“Job aids, like their automated siblings, relieve individuals of responsibility for storing information in long term memory….Reliance on Job Aids shifts the individual’s obligation from repetition over time to searching for information as needed.” “Today’s knowledge warriors are too busy for courses.”
-Allison Rossett and Lisa Schafer from Job Aids & Performance Support, Moving from the Knowledge in the Classroom to Knowledge Everywhere

I just finished  Rossett & Schafer’s book. The book started off rather slowly, but I appreciated it by the end of the experience. The book sets job aids in the context of corporate learning that is moving towards a performance culture. They develop a model for “Planner and Sidekick Performance Supports.”

planners_sidekicks

While I appreciate the examples in this portion of the book (the authors provide a variety of job aids & performance support), the distinction between  planners and sidekicks sometimes blurred.

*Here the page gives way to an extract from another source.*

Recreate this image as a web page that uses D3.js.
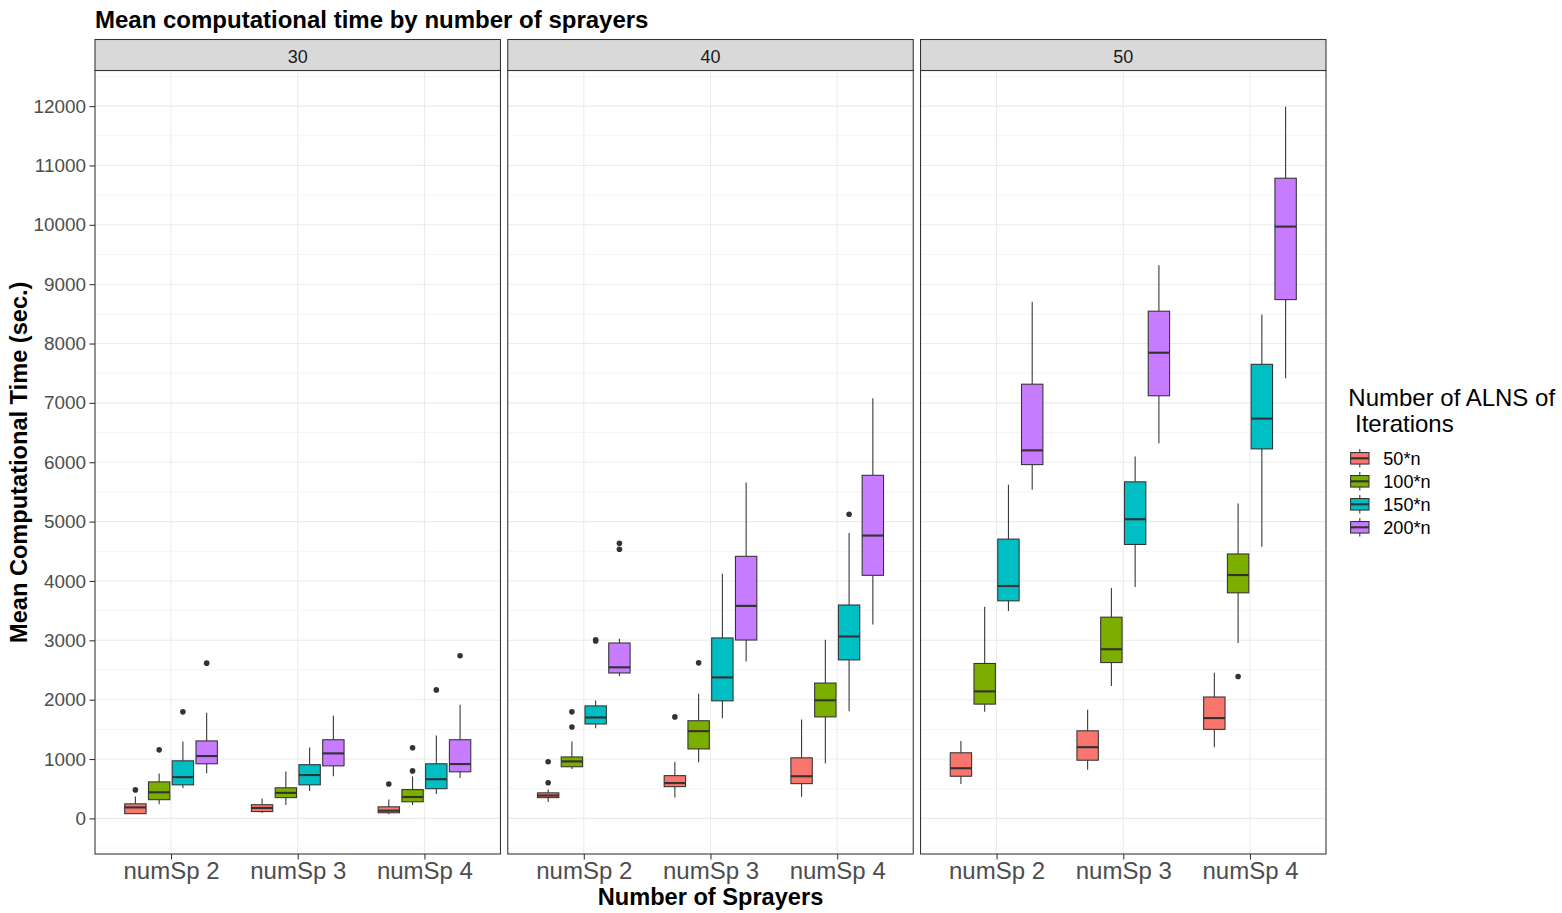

It was the last one third of the book which most interested me.  Here the authors place job aids (planners and sidekicks) into the context of a performance support culture. They identify 8 principles for performance support:

  1. It is tied to achievement of important business objectives
  2. Focuses on what differentiates great performance
  3. Delivers the help people need
  4. Provides what is needed, no more, no less (fine lines!)
  5. Speaks the language of the worker
  6. Helps people collaborate and view work for multiple perspectives
  7. Helps people act smarter than they are
  8. Helps users define, track or achieve goals

The authors then compare performance support to a change management.

Placing supports in the context of performance helped me to better get my head around what is meant by performance culture.

Two ideas that struck me from the reading:

  • We are moving towards self-directed learning in all types of organizations; corporate and educational.
  • Smart design of systems and user interfaces (ie: usability) is huge and will continue to be huge factor in improving performance. However, I’m not sure that smart developers wouldn’t work directly with end users (not via performance consultants) when designing such systems.  It seems the end users are the primary source in the story.  I wonder if more could not be gained by working directly with top performing employees rather than through a mediated relationship – in the design of smart systems.